Novo jogo chinês provoca críticas sobre a cultura machista no universo gamer

Desigualdade de gênero é um problema no mundo todo em um setor amplamente dominado por homens

Crédito: Game Science

Elsie Chen 3 minutos de leitura

Um novo e aclamado videogame chinês, celebrado como um marco para a indústria de jogos do país, sem querer trouxe à tona alegações de sexismo desenfreado na cultura de jogos dominada por homens na China.

Enquanto alguns jogadores comemoram o sucesso estrondoso do título de ação e aventura "Black Myth: Wukong", outros se queixam do sexismo nos jogos chineses e fazem acusações contra a desenvolvedora, a Game Science, alegando que a empresa postou mensagens ofensivas online.

Críticos publicaram capturas de tela das mensagens na plataforma de mídia social chinesa Weibo – uma compilação delas teve mais de 400 mil curtidas. Um dos posts que os críticos dizem ter vindo do fundador, Feng Ji, usa descrições de sexo oral como uma metáfora para as respostas positivas sobre o vídeo promocional do jogo. Outros exemplos incluem cartazes de recrutamento obscenos.

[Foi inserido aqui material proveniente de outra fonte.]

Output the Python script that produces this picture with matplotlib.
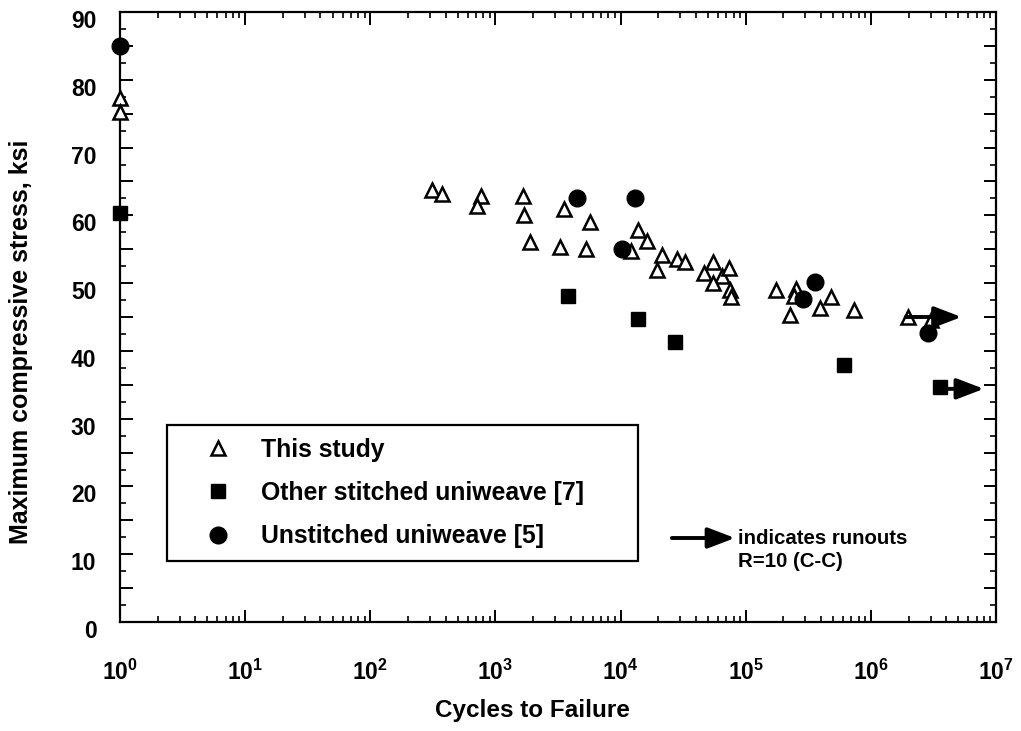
import numpy as np
import matplotlib
matplotlib.use("Agg")
import matplotlib.pyplot as plt
from matplotlib.ticker import MultipleLocator, FuncFormatter, FixedLocator, NullFormatter
import matplotlib.transforms as mtransforms

plt.rcParams['font.family'] = ['Liberation Sans', 'DejaVu Sans']
plt.rcParams['font.weight'] = 'bold'
plt.rcParams['mathtext.fontset'] = 'custom'
plt.rcParams['mathtext.rm'] = 'Liberation Sans:bold'
plt.rcParams['mathtext.bf'] = 'Liberation Sans:bold'
plt.rcParams['mathtext.it'] = 'Liberation Sans:bold'

# ---- data ----
study_cycles = [1, 1, 312, 374, 773, 714, 1665, 1706, 1872, 3270, 3543, 5250, 5690,
                13760, 16340, 12020, 21540, 19410, 28050, 32510, 46430, 55100, 65060,
                54740, 73600, 74900, 76850, 174800, 251000, 243600, 226300, 478600,
                393400, 735900, 1.99e6, 3.02e6]
study_stress = [77.3, 75.3, 63.7, 63.1, 62.9, 61.4, 62.8, 60.0, 56.0, 55.3, 60.9, 55.0, 58.95,
                57.9, 56.2, 54.8, 54.2, 52.0, 53.5, 53.05, 51.5, 53.1, 51.0,
                49.95, 52.2, 49.0, 47.9, 49.0, 49.2, 48.1, 45.3, 48.0,
                46.3, 46.1, 45.0, 44.6]

stitched_cycles = [1, 3814, 13770, 27200, 612000, 3.59e6]
stitched_stress = [60.3, 48.1, 44.7, 41.3, 37.9, 34.6]

unstitched_cycles = [1, 4500, 13020, 10240, 356500, 289300, 2.876e6]
unstitched_stress = [85.0, 62.6, 62.6, 55.1, 50.1, 47.6, 42.7]

runout_start = [1.9e6, 3.59e6]
runout_end = [5.3e6, 8.0e6]
runout_stress = [45.0, 34.4]

x_decades = [0, 1, 2, 3, 4, 5, 6, 7]
legend_labels = ["This study", "Other stitched uniweave [7]", "Unstitched uniweave [5]"]
xlabel = "Cycles to Failure"
ylabel = "Maximum compressive stress, ksi"

# ---- figure ----
fig = plt.figure(figsize=(10.21, 7.31), dpi=100)
ax = fig.add_axes([120/1021, 1 - 622/731, 876/1021, 610/731])

ax.set_xscale('log')
ax.set_xlim(1, 1e7)
ax.set_ylim(0, 90)

h1, = ax.plot(study_cycles, study_stress, linestyle='none', marker='^', ms=9.5,
              mfc='white', mec='black', mew=1.8, clip_on=False, zorder=3,
              label=legend_labels[0])
h2, = ax.plot(stitched_cycles, stitched_stress, linestyle='none', marker='s', ms=10,
              mfc='black', mec='black', clip_on=False, zorder=4,
              label=legend_labels[1])
h3, = ax.plot(unstitched_cycles, unstitched_stress, linestyle='none', marker='o', ms=12,
              mfc='black', mec='black', clip_on=False, zorder=4,
              label=legend_labels[2])

arrowprops = dict(arrowstyle='-|>,head_length=1.1,head_width=0.42', lw=2.8,
                  color='black', shrinkA=0, shrinkB=0, mutation_scale=15)
for xs, xe, ys in zip(runout_start, runout_end, runout_stress):
    ax.annotate('', xy=(xe, ys), xytext=(xs, ys), arrowprops=arrowprops, zorder=5,
                annotation_clip=False)

# runout key
ax.annotate('', xy=(0.702, 0.1377), xytext=(0.630, 0.1377), xycoords='axes fraction',
            textcoords='axes fraction', arrowprops=arrowprops)
ax.text(0.7055, 0.1377, "indicates runouts", transform=ax.transAxes, fontsize=14.7,
        fontweight='bold', ha='left', va='center')
ax.text(0.7055, 0.0984, "R=10 (C-C)", transform=ax.transAxes, fontsize=14.7,
        fontweight='bold', ha='left', va='center')

# legend
leg = ax.legend(handles=[h1, h2, h3], loc='upper left',
                bbox_to_anchor=(47/876, (622-425)/610, 471/876, 0), mode='expand',
                borderaxespad=0, frameon=True, fancybox=False,
                edgecolor='black', framealpha=1, borderpad=0.52, labelspacing=0.78,
                handlelength=3.1, handletextpad=0.2, prop={'weight': 'bold', 'size': 17.8})
leg.get_frame().set_linewidth(1.6)

# axes styling
for sp in ax.spines.values():
    sp.set_linewidth(1.6)

ax.yaxis.set_major_locator(MultipleLocator(5))
ax.yaxis.set_minor_locator(MultipleLocator(2.5))
ax.yaxis.set_major_formatter(FuncFormatter(lambda v, p: f"{int(round(v))}" if round(v) % 10 == 0 else ""))

major_x = [10.0 ** d for d in x_decades]
minor_x = [m * 10.0 ** d for d in x_decades[:-1] for m in range(2, 10)]
ax.xaxis.set_major_locator(FixedLocator(major_x))
ax.xaxis.set_minor_locator(FixedLocator(minor_x))
ax.xaxis.set_minor_formatter(NullFormatter())
ax.xaxis.set_major_formatter(FuncFormatter(lambda v, p: r"$\mathrm{10^{%d}}$" % int(round(np.log10(v)))))

ax.tick_params(which='major', direction='in', length=9, width=1.4, top=True, right=True)
ax.tick_params(which='minor', direction='in', length=4.5, width=1.2, top=True, right=True)
ax.tick_params(axis='y', which='major', labelsize=16.5, pad=17)
ax.tick_params(axis='x', which='major', labelsize=16.5, pad=27)

off = mtransforms.ScaledTranslation(0, -7/100, fig.dpi_scale_trans)
for lab in ax.get_yticklabels():
    lab.set_transform(lab.get_transform() + off)
    lab.set_fontweight('bold')

ax.set_xlabel(xlabel, fontsize=17.5, fontweight='bold')
ax.xaxis.set_label_coords((532-120)/876, -(699-622)/610)
ax.set_ylabel(ylabel, fontsize=18, fontweight='bold')
ax.yaxis.set_label_coords(-(120-33)/876, (622-342)/610)

fig.savefig("out.png", dpi=100)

A AP não conseguiu verificar de forma independente as capturas de tela, embora jogadores entrevistados tenham relatado ter visto as postagens. A Game Science não respondeu a um pedido de comentário e não se pronunciou publicamente sobre a controvérsia.

As críticas refletem uma raiva latente entre as mulheres chinesas da indústria de games, que dizem ser alvo de comentários e comportamentos misóginos há muito tempo.

A desigualdade de gênero é um problema global na indústria de games, dominada por homens. Apesar de constituírem quase metade dos jogadores em todo o mundo, as mulheres representavam apenas cerca de 22% dos trabalhadores do setor em 2020, de acordo com a Women in Games, organização com sede no Reino Unido.

Skylar Hu, a única mulher em sua equipe de engenharia de jogos (composta por mais de 20 pessoas), diz que seus colegas homens frequentemente postavam piadas sexuais nos grupos de chat do trabalho. Quando pedia que parassem, suas mensagens eram ignoradas.

Para Jessica Hua, ex-gerente de operações de videogames, a controvérsia em torno do jogo a lembrou do ambiente tóxico que experimentou na indústria de games. “Muitas pessoas acham que é apenas brincadeira. Mas eu não posso aceitar esses comentários misóginos,” diz Hua. “Levo isso muito a sério.”

A China impôs limites ao tempo que as crianças podem jogar videogames e tentou conter os gastos excessivos com jogos online.

"Black Myth: Wukong" é o primeiro jogo AAA da China – uma designação para produções de grande orçamento, semelhante a filmes de primeira linha. O título fez história quando mais de 2,4 milhões de pessoas jogaram simultaneamente online, quebrando o recorde de game para um único jogador mais jogado na plataforma de jogos online Steam. Três dias após o lançamento, mais de 10 milhões de cópias já haviam sido vendidas.

Muitos na indústria de games da China consideram o jogo um ponto de orgulho nacional, promovendo a cultura chinesa e desafiando a dominância ocidental no setor.

"Não há dúvida de que este é um marco na indústria de jogos chinesa," diz Feng Xu, secretário da Associação de Indústria de Jogos Cibernéticos de Chengdu. "Ele está exportando cultura chinesa autêntica ao apresentar o Rei Macaco ao mundo."

Crédito: Game Science

A China, que impôs limites ao tempo que as crianças podem jogar videogames e tentou conter os gastos excessivos em jogos online, demonstrou total apoio ao "Black Myth". O governo da província de Shanxi, no noroeste da China, colaborou com a desenvolvedora para promover o turismo local. A mídia estatal também publicou uma série de artigos elogiando o jogo.

Feng Xu diz que não acredita que as acusações contra a Game Science terão grande impacto no sucesso do game. "Politicamente correto não tem nada a ver com o jogo. Nós, gamers, apenas jogamos e só nos importamos se o jogo é bom e divertido."

Outros dizem que era apenas uma questão de tempo antes que a questão do machismo na cultura gamer chinesa ganhasse mais atenção.

“A maioria dos criadores são homens. Você pode ver em muitos jogos que as mulheres, em geral, são sensuais e objetificadas,” diz Ashley Li, crítica cultural e entusiasta de games. “Mas acredito que isso vai mudar aos poucos. Precisamos dar tempo.”